A metal dust flash fire in the shot blasting and dust collection area of a steel fabrication plant caused severe burn injuries to one worker and fatal burn injuries to another.
Smoke was discovered being emitted from the dust collector and a man lift was brought into the area to access the filter access doors on the collector. Upon opening the access doors, a worker observed that one of the filters had fallen into the dust hopper below and was burning. The smoldering fire was attacked with portable extinguishers but the fire continued to burn unabated in the lower section of the collector.

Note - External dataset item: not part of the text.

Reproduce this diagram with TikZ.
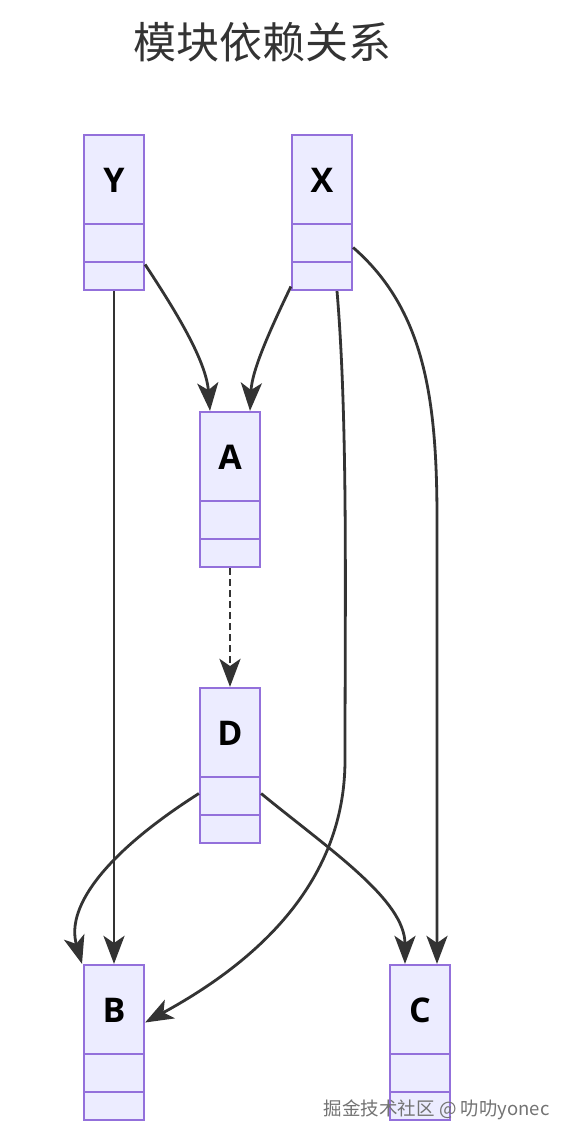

After five to ten minutes of unsuccessful attempts to control or extinguish the collector fire, a deflagration in the collector suddenly projected flames out the open door. The flames engulfed both workers on the man lift causing severe burn injuries to one and fatal burn injuries to the other.

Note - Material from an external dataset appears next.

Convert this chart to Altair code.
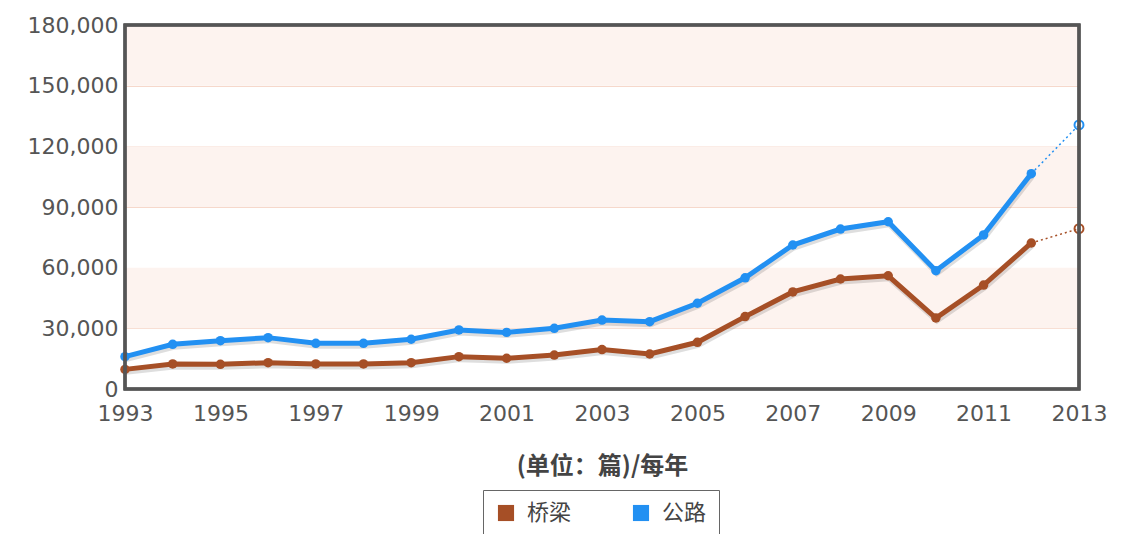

The vented deflagration resulted from the ignition of a suspension of steel dust inside the dust collector. The suspended dust cloud was most likely generated by the discharge of compressed air onto the accumulated dust in the dust collector by one of the workers or by the discharge of a fire extinguisher into the accumulated dust.

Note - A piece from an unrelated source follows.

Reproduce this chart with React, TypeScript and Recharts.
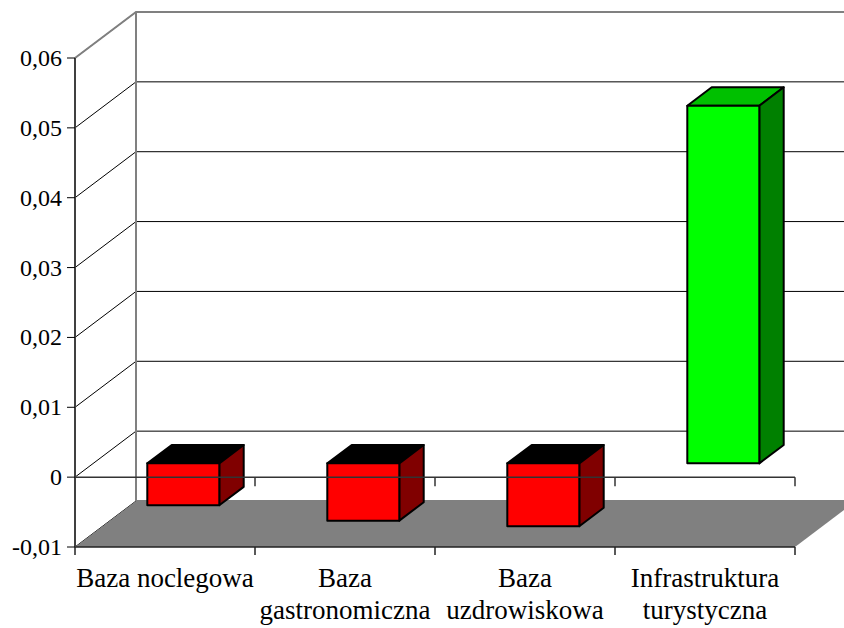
import React from 'react';
import { BarChart, Bar, XAxis, YAxis, CartesianGrid, ReferenceArea, ReferenceLine } from 'recharts';

const categories = ['Baza noclegowa', 'Baza gastronomiczna', 'Baza uzdrowiskowa', 'Infrastruktura turystyczna'];
const categoryLines = [['Baza noclegowa'], ['Baza', 'gastronomiczna'], ['Baza', 'uzdrowiskowa'], ['Infrastruktura', 'turystyczna']];
const values = [-0.006, -0.0082, -0.009, 0.0512];
const yTicks = [-0.01, 0, 0.01, 0.02, 0.03, 0.04, 0.05, 0.06];
const yTickLabels = ['-0,01', '0', '0,01', '0,02', '0,03', '0,04', '0,05', '0,06'];

const data = categories.map((name, i) => ({ name, value: values[i] }));

const DEPTH_X = 61;
const DEPTH_Y = -46;
const FRONT = 0.3;
const BAR_DEPTH = 0.4;
const FONT = 'Liberation Serif, Times New Roman, serif';

const NEG = { front: '#FF0000', side: '#800000', top: '#000000' };
const POS = { front: '#00FF00', side: '#008000', top: '#00C000' };

const Bar3D = (props: any) => {
  const { x, y, width, height, payload } = props;
  const top = Math.min(y, y + height);
  const h = Math.abs(height);
  const fx = x + FRONT * DEPTH_X;
  const fy = top + FRONT * DEPTH_Y;
  const dx = BAR_DEPTH * DEPTH_X;
  const dy = BAR_DEPTH * DEPTH_Y;
  const c = payload && payload.value < 0 ? NEG : POS;
  return (
    <g stroke="#000" strokeWidth={2} strokeLinejoin="round">
      <polygon points={`${fx},${fy} ${fx + dx},${fy + dy} ${fx + width + dx},${fy + dy} ${fx + width},${fy}`} fill={c.top} />
      <polygon points={`${fx + width},${fy} ${fx + width + dx},${fy + dy} ${fx + width + dx},${fy + h + dy} ${fx + width},${fy + h}`} fill={c.side} />
      <rect x={fx} y={fy} width={width} height={h} fill={c.front} />
    </g>
  );
};

const Walls = (props: any) => {
  const { x, y, width, height } = props;
  const bottom = y + height;
  return (
    <g>
      <polygon
        points={`${x},${bottom} ${x + width},${bottom} ${x + width + DEPTH_X},${bottom + DEPTH_Y} ${x + DEPTH_X},${bottom + DEPTH_Y}`}
        fill="#808080"
      />
      <polyline
        points={`${x},${y} ${x + DEPTH_X},${y + DEPTH_Y} ${x + width + DEPTH_X},${y + DEPTH_Y}`}
        fill="none"
        stroke="#808080"
        strokeWidth={2}
      />
      <line x1={x + DEPTH_X} y1={y + DEPTH_Y} x2={x + DEPTH_X} y2={bottom + DEPTH_Y} stroke="#808080" strokeWidth={2} />
    </g>
  );
};

const gridLine = (p: any) => {
  const { x1, y1, x2 } = p;
  return (
    <g key={p.key}>
      <line x1={x1} y1={y1} x2={x1 + DEPTH_X} y2={y1 + DEPTH_Y} stroke="#000" strokeWidth={1} />
      <line x1={x1 + DEPTH_X} y1={y1 + DEPTH_Y} x2={x2 + DEPTH_X} y2={y1 + DEPTH_Y} stroke="#000" strokeWidth={1} />
    </g>
  );
};

const ZeroAxis = (p: any) => {
  const { x1, y1, x2 } = p;
  const step = (x2 - x1) / categories.length;
  return (
    <g stroke="#333" strokeWidth={1.5}>
      <line x1={x1} y1={y1} x2={x2} y2={y1} />
      {categories.map((_, i) => (
        <line key={i} x1={x1 + step * (i + 1)} y1={y1} x2={x1 + step * (i + 1)} y2={y1 + 9} />
      ))}
    </g>
  );
};

const BottomAxis = (p: any) => {
  const { x1, y1, x2 } = p;
  const step = (x2 - x1) / categories.length;
  return (
    <g stroke="#222" strokeWidth={1.5}>
      <line x1={x1} y1={y1} x2={x2} y2={y1} />
      {[0, ...categories.map((_, i) => i + 1)].map((k) => (
        <line key={k} x1={x1 + step * k} y1={y1} x2={x1 + step * k} y2={y1 + 8} />
      ))}
    </g>
  );
};

const XTick = (p: any) => {
  const { x, y, payload } = p;
  const idx = categories.indexOf(payload.value);
  const lines = categoryLines[idx] || [payload.value];
  return (
    <g transform={`translate(${x},${y})`}>
      {lines.map((l, i) => (
        <text key={i} x={0} y={40 + i * 31.5} textAnchor="middle" fontFamily={FONT} fontSize={27} fill="#000">
          {l}
        </text>
      ))}
    </g>
  );
};

const YTick = (p: any) => {
  const { x, y, payload } = p;
  const i = yTicks.findIndex((t) => Math.abs(t - payload.value) < 1e-9);
  const label = i >= 0 ? yTickLabels[i] : String(payload.value);
  return (
    <text x={x} y={y} dy={8} textAnchor="end" fontFamily={FONT} fontSize={24} fill="#000">
      {label}
    </text>
  );
};

export default function App() {
  return (
    <div style={{ position: 'absolute', left: 0, top: 0, width: 844, height: 628, background: '#fff' }}>
      <BarChart
        width={844}
        height={628}
        data={data}
        margin={{ top: 58, right: 49, bottom: 0, left: 0 }}
        barCategoryGap="30%"
      >
        <CartesianGrid vertical={false} horizontal={gridLine} />
        <ReferenceArea y1={-0.01} y2={0.06} shape={<Walls />} zIndex={50} />
        <XAxis
          dataKey="name"
          height={81}
          axisLine={false}
          tickLine={false}
          tickSize={0}
          tickMargin={0}
          interval={0}
          tick={<XTick />}
        />
        <YAxis
          width={75}
          domain={[-0.01, 0.06]}
          ticks={yTicks}
          interval={0}
          tickSize={8}
          tickMargin={5}
          axisLine={{ stroke: '#404040', strokeWidth: 2 }}
          tickLine={{ stroke: '#000' }}
          tick={<YTick />}
        />
        <ReferenceLine y={-0.01} shape={<BottomAxis />} zIndex={60} />
        <Bar dataKey="value" isAnimationActive={false} shape={<Bar3D />} />
        <ReferenceLine y={0} shape={<ZeroAxis />} zIndex={600} />
      </BarChart>
    </div>
  );
}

Discussion regarding metal dust combustion:
The combustibility of steel dust, as with other metal dusts, is highly dependent on particle size distribution and extent of oxidation. The OSHA Tech Center conducted particle size distribution tests that showed that 59% weight % passed through a 200 mesh sieve, i.e. was smaller than 75 micrometers. The OSHA dust combustibility test on the sample produced an OSHA 20-liter low-turbulence Kst (of 2.65 bar-m/s, and a pressure ratio of 2.44. The OSHA lab report conclusion was that the dust sample was explosive, since the pressure ratio was greater than 2 and the Kst was great than 1.5 bar-m/s.
Clouds of combustible dust in an enclosure produce deflagrations when they are ignited when the dust concentration is greater than the minimum explosion concentration (MEC) for a particular material. The MEC depends on dust particle size as well as material composition, with smaller particles having smaller MECs than larger particles have. Typical lower explosive limits for dusts with characteristic particle sizes less than about 100 μm (10-6m) are in the 30 – 60 g/m3 range.
Other parameters are the maximum deflagration pressure in a closed vessel, Pmax, and the Kst parameter defined as:
KSt = (dP/dt)maxV1/3
Where:
KSt = dust deflagration index or dust characterization factor (bar meter/s) where the St stands for Staub, the German word for dust. As the KSt value increases, the dust explosion becomes more violent.
(dP/dt)max = maximum rate-of-pressure rise measured in a test vessel of volume V.
P = Pressure (bar)
T = time (s)
V = volume (m3)
Note: 1 psi = 6.894 kPa,
1 bar ≡ 100 kPa
Laboratory tests are usually conducted in a 20-L spherical vessel per the ASTM E1226 standard. The magnitude of KSt depends on the dust reactivity, the particle size, and the level of turbulence used to generate the dust cloud. Higher turbulence levels produce higher rates of pressure rise.
Most of the damage and casualties in destructive dust explosions occurs as a result of secondary explosions. A secondary dust explosion is caused by dust layers on floors, equipment and structures being dispersed by the blast wave of the primary explosion, and then being ignited by the flame emitted from the primary explosion.